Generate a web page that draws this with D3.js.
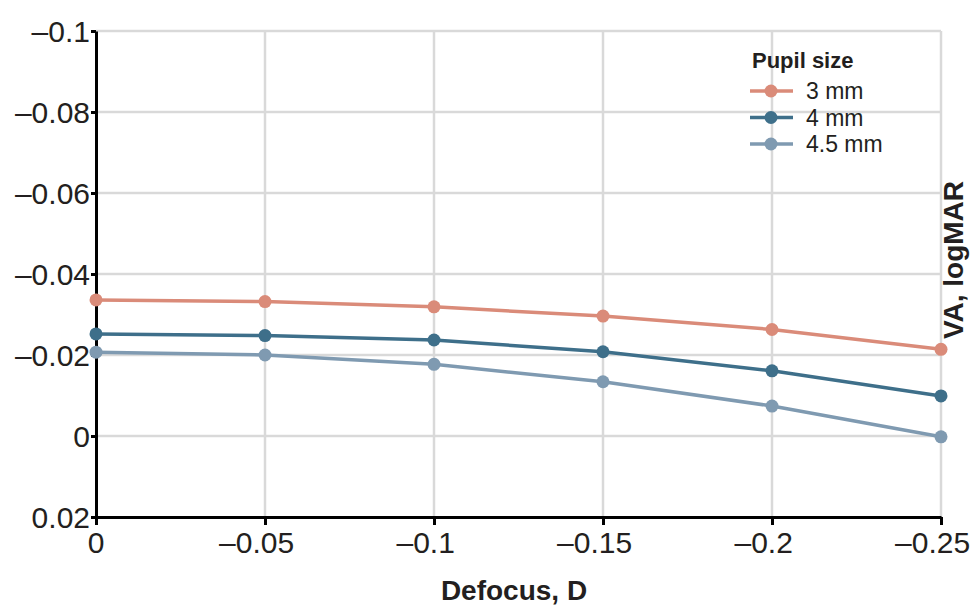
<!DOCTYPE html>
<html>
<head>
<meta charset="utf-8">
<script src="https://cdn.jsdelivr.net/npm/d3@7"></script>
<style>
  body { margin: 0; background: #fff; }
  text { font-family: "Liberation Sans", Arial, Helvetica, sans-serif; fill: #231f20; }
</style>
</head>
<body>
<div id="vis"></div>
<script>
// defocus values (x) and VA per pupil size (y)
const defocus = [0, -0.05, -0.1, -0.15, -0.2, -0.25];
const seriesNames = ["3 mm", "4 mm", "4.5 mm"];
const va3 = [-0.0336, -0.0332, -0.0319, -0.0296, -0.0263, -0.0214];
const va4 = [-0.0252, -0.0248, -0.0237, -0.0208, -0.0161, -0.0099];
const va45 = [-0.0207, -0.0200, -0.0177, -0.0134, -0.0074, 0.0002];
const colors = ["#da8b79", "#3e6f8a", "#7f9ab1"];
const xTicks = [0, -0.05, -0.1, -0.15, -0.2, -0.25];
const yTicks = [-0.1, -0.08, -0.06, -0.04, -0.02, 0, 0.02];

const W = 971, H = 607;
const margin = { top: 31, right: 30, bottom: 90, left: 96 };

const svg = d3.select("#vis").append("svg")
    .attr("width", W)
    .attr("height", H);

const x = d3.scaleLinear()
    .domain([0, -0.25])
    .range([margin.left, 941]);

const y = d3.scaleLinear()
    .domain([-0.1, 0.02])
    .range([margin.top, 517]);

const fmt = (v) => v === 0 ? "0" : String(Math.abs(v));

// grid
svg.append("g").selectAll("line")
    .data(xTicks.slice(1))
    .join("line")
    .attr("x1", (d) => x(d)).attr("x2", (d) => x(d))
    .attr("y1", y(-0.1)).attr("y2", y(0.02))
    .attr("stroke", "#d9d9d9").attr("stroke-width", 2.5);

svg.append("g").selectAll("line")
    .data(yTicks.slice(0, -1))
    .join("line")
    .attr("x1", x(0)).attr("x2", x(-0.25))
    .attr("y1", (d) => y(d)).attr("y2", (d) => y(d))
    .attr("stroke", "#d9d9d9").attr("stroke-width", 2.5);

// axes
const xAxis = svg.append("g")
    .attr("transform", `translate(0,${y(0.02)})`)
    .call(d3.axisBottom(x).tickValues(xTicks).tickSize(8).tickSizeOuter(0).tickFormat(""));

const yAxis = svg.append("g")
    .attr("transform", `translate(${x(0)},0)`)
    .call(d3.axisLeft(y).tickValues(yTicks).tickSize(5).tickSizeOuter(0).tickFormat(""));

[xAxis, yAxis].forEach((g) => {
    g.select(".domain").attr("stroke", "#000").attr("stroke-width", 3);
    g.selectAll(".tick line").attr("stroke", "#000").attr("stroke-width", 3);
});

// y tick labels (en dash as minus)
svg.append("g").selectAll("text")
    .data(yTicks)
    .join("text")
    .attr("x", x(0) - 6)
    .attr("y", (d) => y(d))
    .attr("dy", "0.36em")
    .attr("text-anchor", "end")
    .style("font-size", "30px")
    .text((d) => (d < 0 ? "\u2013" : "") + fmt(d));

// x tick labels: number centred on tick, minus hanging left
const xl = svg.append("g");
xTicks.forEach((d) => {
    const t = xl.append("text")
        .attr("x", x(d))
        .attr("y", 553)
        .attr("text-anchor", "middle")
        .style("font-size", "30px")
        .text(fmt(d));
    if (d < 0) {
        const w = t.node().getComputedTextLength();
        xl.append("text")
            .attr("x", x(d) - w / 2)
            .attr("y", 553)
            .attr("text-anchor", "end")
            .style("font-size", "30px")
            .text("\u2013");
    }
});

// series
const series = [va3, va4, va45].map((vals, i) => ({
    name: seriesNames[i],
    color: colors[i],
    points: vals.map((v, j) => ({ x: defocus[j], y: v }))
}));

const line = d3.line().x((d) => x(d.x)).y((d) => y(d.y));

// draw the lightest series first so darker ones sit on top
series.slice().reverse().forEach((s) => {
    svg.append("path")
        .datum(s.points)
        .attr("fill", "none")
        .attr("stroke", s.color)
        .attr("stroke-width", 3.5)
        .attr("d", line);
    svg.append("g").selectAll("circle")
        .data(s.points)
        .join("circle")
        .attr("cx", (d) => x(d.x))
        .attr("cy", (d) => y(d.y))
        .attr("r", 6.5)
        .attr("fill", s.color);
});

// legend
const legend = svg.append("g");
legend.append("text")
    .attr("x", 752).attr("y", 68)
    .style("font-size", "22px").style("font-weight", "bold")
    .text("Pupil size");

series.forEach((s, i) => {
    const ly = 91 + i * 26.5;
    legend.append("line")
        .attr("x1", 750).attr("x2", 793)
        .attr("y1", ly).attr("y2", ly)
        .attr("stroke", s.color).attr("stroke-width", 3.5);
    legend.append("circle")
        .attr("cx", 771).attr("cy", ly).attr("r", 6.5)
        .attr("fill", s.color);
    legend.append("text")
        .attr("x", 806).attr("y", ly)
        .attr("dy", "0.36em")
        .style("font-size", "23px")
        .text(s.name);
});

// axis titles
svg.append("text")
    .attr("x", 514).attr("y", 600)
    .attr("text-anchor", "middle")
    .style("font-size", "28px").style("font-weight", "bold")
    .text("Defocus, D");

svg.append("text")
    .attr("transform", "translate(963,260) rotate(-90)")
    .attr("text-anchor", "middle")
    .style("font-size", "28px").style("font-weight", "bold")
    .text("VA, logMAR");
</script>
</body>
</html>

Exercise: Set the listing down in full and exactly. Pictures within it should not appear in the copy.

Task result:
Generate a web page that draws this with D3.js.
<!DOCTYPE html>
<html>
<head>
<meta charset="utf-8">
<script src="https://cdn.jsdelivr.net/npm/d3@7"></script>
<style>
  body { margin: 0; background: #fff; }
  text { font-family: "Liberation Sans", Arial, Helvetica, sans-serif; fill: #231f20; }
</style>
</head>
<body>
<div id="vis"></div>
<script>
// defocus values (x) and VA per pupil size (y)
const defocus = [0, -0.05, -0.1, -0.15, -0.2, -0.25];
const seriesNames = ["3 mm", "4 mm", "4.5 mm"];
const va3 = [-0.0336, -0.0332, -0.0319, -0.0296, -0.0263, -0.0214];
const va4 = [-0.0252, -0.0248, -0.0237, -0.0208, -0.0161, -0.0099];
const va45 = [-0.0207, -0.0200, -0.0177, -0.0134, -0.0074, 0.0002];
const colors = ["#da8b79", "#3e6f8a", "#7f9ab1"];
const xTicks = [0, -0.05, -0.1, -0.15, -0.2, -0.25];
const yTicks = [-0.1, -0.08, -0.06, -0.04, -0.02, 0, 0.02];

const W = 971, H = 607;
const margin = { top: 31, right: 30, bottom: 90, left: 96 };

const svg = d3.select("#vis").append("svg")
    .attr("width", W)
    .attr("height", H);

const x = d3.scaleLinear()
    .domain([0, -0.25])
    .range([margin.left, 941]);

const y = d3.scaleLinear()
    .domain([-0.1, 0.02])
    .range([margin.top, 517]);

const fmt = (v) => v === 0 ? "0" : String(Math.abs(v));

// grid
svg.append("g").selectAll("line")
    .data(xTicks.slice(1))
    .join("line")
    .attr("x1", (d) => x(d)).attr("x2", (d) => x(d))
    .attr("y1", y(-0.1)).attr("y2", y(0.02))
    .attr("stroke", "#d9d9d9").attr("stroke-width", 2.5);

svg.append("g").selectAll("line")
    .data(yTicks.slice(0, -1))
    .join("line")
    .attr("x1", x(0)).attr("x2", x(-0.25))
    .attr("y1", (d) => y(d)).attr("y2", (d) => y(d))
    .attr("stroke", "#d9d9d9").attr("stroke-width", 2.5);

// axes
const xAxis = svg.append("g")
    .attr("transform", `translate(0,${y(0.02)})`)
    .call(d3.axisBottom(x).tickValues(xTicks).tickSize(8).tickSizeOuter(0).tickFormat(""));

const yAxis = svg.append("g")
    .attr("transform", `translate(${x(0)},0)`)
    .call(d3.axisLeft(y).tickValues(yTicks).tickSize(5).tickSizeOuter(0).tickFormat(""));

[xAxis, yAxis].forEach((g) => {
    g.select(".domain").attr("stroke", "#000").attr("stroke-width", 3);
    g.selectAll(".tick line").attr("stroke", "#000").attr("stroke-width", 3);
});

// y tick labels (en dash as minus)
svg.append("g").selectAll("text")
    .data(yTicks)
    .join("text")
    .attr("x", x(0) - 6)
    .attr("y", (d) => y(d))
    .attr("dy", "0.36em")
    .attr("text-anchor", "end")
    .style("font-size", "30px")
    .text((d) => (d < 0 ? "\u2013" : "") + fmt(d));

// x tick labels: number centred on tick, minus hanging left
const xl = svg.append("g");
xTicks.forEach((d) => {
    const t = xl.append("text")
        .attr("x", x(d))
        .attr("y", 553)
        .attr("text-anchor", "middle")
        .style("font-size", "30px")
        .text(fmt(d));
    if (d < 0) {
        const w = t.node().getComputedTextLength();
        xl.append("text")
            .attr("x", x(d) - w / 2)
            .attr("y", 553)
            .attr("text-anchor", "end")
            .style("font-size", "30px")
            .text("\u2013");
    }
});

// series
const series = [va3, va4, va45].map((vals, i) => ({
    name: seriesNames[i],
    color: colors[i],
    points: vals.map((v, j) => ({ x: defocus[j], y: v }))
}));

const line = d3.line().x((d) => x(d.x)).y((d) => y(d.y));

// draw the lightest series first so darker ones sit on top
series.slice().reverse().forEach((s) => {
    svg.append("path")
        .datum(s.points)
        .attr("fill", "none")
        .attr("stroke", s.color)
        .attr("stroke-width", 3.5)
        .attr("d", line);
    svg.append("g").selectAll("circle")
        .data(s.points)
        .join("circle")
        .attr("cx", (d) => x(d.x))
        .attr("cy", (d) => y(d.y))
        .attr("r", 6.5)
        .attr("fill", s.color);
});

// legend
const legend = svg.append("g");
legend.append("text")
    .attr("x", 752).attr("y", 68)
    .style("font-size", "22px").style("font-weight", "bold")
    .text("Pupil size");

series.forEach((s, i) => {
    const ly = 91 + i * 26.5;
    legend.append("line")
        .attr("x1", 750).attr("x2", 793)
        .attr("y1", ly).attr("y2", ly)
        .attr("stroke", s.color).attr("stroke-width", 3.5);
    legend.append("circle")
        .attr("cx", 771).attr("cy", ly).attr("r", 6.5)
        .attr("fill", s.color);
    legend.append("text")
        .attr("x", 806).attr("y", ly)
        .attr("dy", "0.36em")
        .style("font-size", "23px")
        .text(s.name);
});

// axis titles
svg.append("text")
    .attr("x", 514).attr("y", 600)
    .attr("text-anchor", "middle")
    .style("font-size", "28px").style("font-weight", "bold")
    .text("Defocus, D");

svg.append("text")
    .attr("transform", "translate(963,260) rotate(-90)")
    .attr("text-anchor", "middle")
    .style("font-size", "28px").style("font-weight", "bold")
    .text("VA, logMAR");
</script>
</body>
</html>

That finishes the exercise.